((

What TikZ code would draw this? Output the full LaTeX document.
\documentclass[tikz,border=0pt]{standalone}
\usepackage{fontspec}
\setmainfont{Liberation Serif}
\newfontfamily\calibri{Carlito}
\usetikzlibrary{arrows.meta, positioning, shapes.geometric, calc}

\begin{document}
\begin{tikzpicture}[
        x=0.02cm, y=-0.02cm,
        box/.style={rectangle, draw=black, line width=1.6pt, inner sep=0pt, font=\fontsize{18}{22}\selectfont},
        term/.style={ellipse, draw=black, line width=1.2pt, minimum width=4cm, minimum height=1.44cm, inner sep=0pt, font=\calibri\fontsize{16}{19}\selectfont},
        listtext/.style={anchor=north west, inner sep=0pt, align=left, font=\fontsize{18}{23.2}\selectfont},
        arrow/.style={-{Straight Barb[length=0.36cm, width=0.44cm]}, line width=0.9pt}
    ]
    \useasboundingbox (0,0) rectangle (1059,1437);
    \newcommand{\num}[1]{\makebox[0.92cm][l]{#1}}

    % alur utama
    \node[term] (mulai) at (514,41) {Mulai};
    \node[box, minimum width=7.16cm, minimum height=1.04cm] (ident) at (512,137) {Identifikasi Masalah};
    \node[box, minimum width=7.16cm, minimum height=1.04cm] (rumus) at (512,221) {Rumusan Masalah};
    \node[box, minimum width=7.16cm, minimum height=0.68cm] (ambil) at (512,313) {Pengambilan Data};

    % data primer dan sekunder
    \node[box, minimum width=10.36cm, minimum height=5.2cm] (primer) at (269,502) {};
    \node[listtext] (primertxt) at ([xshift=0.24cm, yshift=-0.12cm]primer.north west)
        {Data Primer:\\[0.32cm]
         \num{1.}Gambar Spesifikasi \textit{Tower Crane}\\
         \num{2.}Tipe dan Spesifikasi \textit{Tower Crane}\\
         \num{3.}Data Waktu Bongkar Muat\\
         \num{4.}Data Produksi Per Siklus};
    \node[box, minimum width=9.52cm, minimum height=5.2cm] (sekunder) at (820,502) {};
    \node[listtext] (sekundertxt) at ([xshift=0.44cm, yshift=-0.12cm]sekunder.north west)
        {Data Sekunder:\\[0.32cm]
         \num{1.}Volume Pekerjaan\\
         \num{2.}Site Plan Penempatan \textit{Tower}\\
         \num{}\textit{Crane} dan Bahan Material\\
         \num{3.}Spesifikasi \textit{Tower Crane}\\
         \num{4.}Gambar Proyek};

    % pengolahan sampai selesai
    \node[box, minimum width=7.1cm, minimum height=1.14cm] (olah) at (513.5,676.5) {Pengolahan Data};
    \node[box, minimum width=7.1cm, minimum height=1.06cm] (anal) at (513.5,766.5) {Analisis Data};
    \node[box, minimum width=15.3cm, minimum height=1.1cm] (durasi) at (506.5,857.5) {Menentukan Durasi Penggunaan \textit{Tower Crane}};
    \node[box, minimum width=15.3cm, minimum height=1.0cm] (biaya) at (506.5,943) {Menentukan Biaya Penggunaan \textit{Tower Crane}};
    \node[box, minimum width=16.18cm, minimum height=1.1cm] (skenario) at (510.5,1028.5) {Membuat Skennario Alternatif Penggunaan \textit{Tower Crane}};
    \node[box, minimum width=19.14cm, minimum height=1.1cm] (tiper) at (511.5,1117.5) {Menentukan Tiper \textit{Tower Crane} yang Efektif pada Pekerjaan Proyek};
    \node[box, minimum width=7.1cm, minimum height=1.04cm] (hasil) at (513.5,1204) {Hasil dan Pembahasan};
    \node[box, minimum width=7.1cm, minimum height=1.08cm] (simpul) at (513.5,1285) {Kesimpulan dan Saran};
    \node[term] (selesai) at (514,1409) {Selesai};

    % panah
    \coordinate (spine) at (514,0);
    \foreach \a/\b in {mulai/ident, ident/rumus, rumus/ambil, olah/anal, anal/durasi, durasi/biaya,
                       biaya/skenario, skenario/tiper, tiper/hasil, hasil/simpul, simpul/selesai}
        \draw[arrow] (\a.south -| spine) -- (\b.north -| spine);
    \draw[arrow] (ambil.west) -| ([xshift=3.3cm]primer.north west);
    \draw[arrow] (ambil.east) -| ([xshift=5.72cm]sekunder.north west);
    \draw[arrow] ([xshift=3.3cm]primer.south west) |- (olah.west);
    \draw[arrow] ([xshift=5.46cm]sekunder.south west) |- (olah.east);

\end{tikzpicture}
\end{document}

))

DO THIS – Output the listing above exactly as it appears.

IN RESPONSE –
What TikZ code would draw this? Output the full LaTeX document.
\documentclass[tikz,border=0pt]{standalone}
\usepackage{fontspec}
\setmainfont{Liberation Serif}
\newfontfamily\calibri{Carlito}
\usetikzlibrary{arrows.meta, positioning, shapes.geometric, calc}

\begin{document}
\begin{tikzpicture}[
        x=0.02cm, y=-0.02cm,
        box/.style={rectangle, draw=black, line width=1.6pt, inner sep=0pt, font=\fontsize{18}{22}\selectfont},
        term/.style={ellipse, draw=black, line width=1.2pt, minimum width=4cm, minimum height=1.44cm, inner sep=0pt, font=\calibri\fontsize{16}{19}\selectfont},
        listtext/.style={anchor=north west, inner sep=0pt, align=left, font=\fontsize{18}{23.2}\selectfont},
        arrow/.style={-{Straight Barb[length=0.36cm, width=0.44cm]}, line width=0.9pt}
    ]
    \useasboundingbox (0,0) rectangle (1059,1437);
    \newcommand{\num}[1]{\makebox[0.92cm][l]{#1}}

    % alur utama
    \node[term] (mulai) at (514,41) {Mulai};
    \node[box, minimum width=7.16cm, minimum height=1.04cm] (ident) at (512,137) {Identifikasi Masalah};
    \node[box, minimum width=7.16cm, minimum height=1.04cm] (rumus) at (512,221) {Rumusan Masalah};
    \node[box, minimum width=7.16cm, minimum height=0.68cm] (ambil) at (512,313) {Pengambilan Data};

    % data primer dan sekunder
    \node[box, minimum width=10.36cm, minimum height=5.2cm] (primer) at (269,502) {};
    \node[listtext] (primertxt) at ([xshift=0.24cm, yshift=-0.12cm]primer.north west)
        {Data Primer:\\[0.32cm]
         \num{1.}Gambar Spesifikasi \textit{Tower Crane}\\
         \num{2.}Tipe dan Spesifikasi \textit{Tower Crane}\\
         \num{3.}Data Waktu Bongkar Muat\\
         \num{4.}Data Produksi Per Siklus};
    \node[box, minimum width=9.52cm, minimum height=5.2cm] (sekunder) at (820,502) {};
    \node[listtext] (sekundertxt) at ([xshift=0.44cm, yshift=-0.12cm]sekunder.north west)
        {Data Sekunder:\\[0.32cm]
         \num{1.}Volume Pekerjaan\\
         \num{2.}Site Plan Penempatan \textit{Tower}\\
         \num{}\textit{Crane} dan Bahan Material\\
         \num{3.}Spesifikasi \textit{Tower Crane}\\
         \num{4.}Gambar Proyek};

    % pengolahan sampai selesai
    \node[box, minimum width=7.1cm, minimum height=1.14cm] (olah) at (513.5,676.5) {Pengolahan Data};
    \node[box, minimum width=7.1cm, minimum height=1.06cm] (anal) at (513.5,766.5) {Analisis Data};
    \node[box, minimum width=15.3cm, minimum height=1.1cm] (durasi) at (506.5,857.5) {Menentukan Durasi Penggunaan \textit{Tower Crane}};
    \node[box, minimum width=15.3cm, minimum height=1.0cm] (biaya) at (506.5,943) {Menentukan Biaya Penggunaan \textit{Tower Crane}};
    \node[box, minimum width=16.18cm, minimum height=1.1cm] (skenario) at (510.5,1028.5) {Membuat Skennario Alternatif Penggunaan \textit{Tower Crane}};
    \node[box, minimum width=19.14cm, minimum height=1.1cm] (tiper) at (511.5,1117.5) {Menentukan Tiper \textit{Tower Crane} yang Efektif pada Pekerjaan Proyek};
    \node[box, minimum width=7.1cm, minimum height=1.04cm] (hasil) at (513.5,1204) {Hasil dan Pembahasan};
    \node[box, minimum width=7.1cm, minimum height=1.08cm] (simpul) at (513.5,1285) {Kesimpulan dan Saran};
    \node[term] (selesai) at (514,1409) {Selesai};

    % panah
    \coordinate (spine) at (514,0);
    \foreach \a/\b in {mulai/ident, ident/rumus, rumus/ambil, olah/anal, anal/durasi, durasi/biaya,
                       biaya/skenario, skenario/tiper, tiper/hasil, hasil/simpul, simpul/selesai}
        \draw[arrow] (\a.south -| spine) -- (\b.north -| spine);
    \draw[arrow] (ambil.west) -| ([xshift=3.3cm]primer.north west);
    \draw[arrow] (ambil.east) -| ([xshift=5.72cm]sekunder.north west);
    \draw[arrow] ([xshift=3.3cm]primer.south west) |- (olah.west);
    \draw[arrow] ([xshift=5.46cm]sekunder.south west) |- (olah.east);

\end{tikzpicture}
\end{document}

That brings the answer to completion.